§ Work instructions:
Starting at the first line of the data, please print exactly those lines through the one that holds "ticks = [500, 1000, 1500, 2000, 2500, 3000, 3500]", omitting every picture.

§ Supplied data:
****

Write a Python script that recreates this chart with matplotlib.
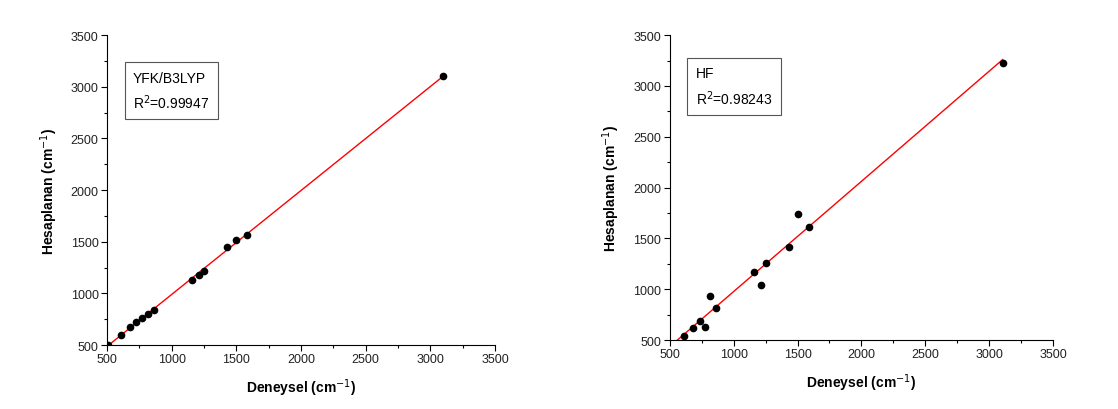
import numpy as np
import matplotlib
matplotlib.use("Agg")
import matplotlib.pyplot as plt
from matplotlib.ticker import MultipleLocator

plt.rcParams["font.family"] = ["Liberation Sans", "DejaVu Sans"]

# experimental vs calculated wavenumbers (cm-1)
dft_exp = [508, 611, 680, 727, 770, 817, 860, 1157, 1208, 1249, 1430, 1500, 1584, 3101]
dft_calc = [505, 600, 677, 726, 758, 800, 839, 1132, 1177, 1219, 1452, 1516, 1561, 3106]
dft_label = "YFK/B3LYP\nR$^2$=0.99947"

hf_exp = [612, 683, 735, 777, 819, 863, 1158, 1211, 1255, 1433, 1503, 1590, 3105]
hf_calc = [539, 621, 684, 628, 930, 815, 1170, 1045, 1255, 1419, 1741, 1609, 3224]
hf_label = "HF\nR$^2$=0.98243"

ticks = [500, 1000, 1500, 2000, 2500, 3000, 3500]


def draw_panel(ax, x, y, label, line_start, box_xy):
    x = np.array(x, dtype=float)
    y = np.array(y, dtype=float)
    slope, intercept = np.polyfit(x, y, 1)
    xs = np.array([line_start, x.max()])
    ax.plot(xs, slope * xs + intercept, color="#ff0000", linewidth=1.0, zorder=2)
    ax.plot(x, y, linestyle="None", marker="o", markersize=4.5,
            color="black", zorder=3)
    ax.set_xlim(500, 3500)
    ax.set_ylim(500, 3500)
    ax.set_xticks(ticks)
    ax.set_yticks(ticks)
    ax.xaxis.set_minor_locator(MultipleLocator(250))
    ax.yaxis.set_minor_locator(MultipleLocator(250))
    ax.tick_params(which="major", direction="out", length=4, width=0.8,
                   labelsize=9, pad=2, labelcolor="#222222")
    ax.tick_params(which="minor", direction="out", length=2.5, width=0.8)
    for side in ("top", "right"):
        ax.spines[side].set_visible(False)
    ax.set_xlabel("Deneysel (cm$^{-1}$)", fontsize=10, fontweight="bold", labelpad=8)
    ax.set_ylabel("Hesaplanan (cm$^{-1}$)", fontsize=10, fontweight="bold", labelpad=8)
    ax.text(box_xy[0], box_xy[1], label, transform=ax.transAxes, fontsize=10,
            ha="left", va="top", linespacing=1.5,
            bbox=dict(boxstyle="square,pad=0.6", facecolor="white",
                      edgecolor="#555555", linewidth=0.8))


fig = plt.figure(figsize=(11.18, 4.10), dpi=100)
ax_left = fig.add_axes([0.0957, 0.156, 0.347, 0.756])
ax_right = fig.add_axes([0.599, 0.168, 0.343, 0.744])

draw_panel(ax_left, dft_exp, dft_calc, dft_label, 500, (0.067, 0.885))
draw_panel(ax_right, hf_exp, hf_calc, hf_label, 500, (0.068, 0.898))

fig.savefig("out.png", dpi=100, facecolor="white")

****

§ Task solution:
Write a Python script that recreates this chart with matplotlib.
import numpy as np
import matplotlib
matplotlib.use("Agg")
import matplotlib.pyplot as plt
from matplotlib.ticker import MultipleLocator

plt.rcParams["font.family"] = ["Liberation Sans", "DejaVu Sans"]

# experimental vs calculated wavenumbers (cm-1)
dft_exp = [508, 611, 680, 727, 770, 817, 860, 1157, 1208, 1249, 1430, 1500, 1584, 3101]
dft_calc = [505, 600, 677, 726, 758, 800, 839, 1132, 1177, 1219, 1452, 1516, 1561, 3106]
dft_label = "YFK/B3LYP\nR$^2$=0.99947"

hf_exp = [612, 683, 735, 777, 819, 863, 1158, 1211, 1255, 1433, 1503, 1590, 3105]
hf_calc = [539, 621, 684, 628, 930, 815, 1170, 1045, 1255, 1419, 1741, 1609, 3224]
hf_label = "HF\nR$^2$=0.98243"

ticks = [500, 1000, 1500, 2000, 2500, 3000, 3500]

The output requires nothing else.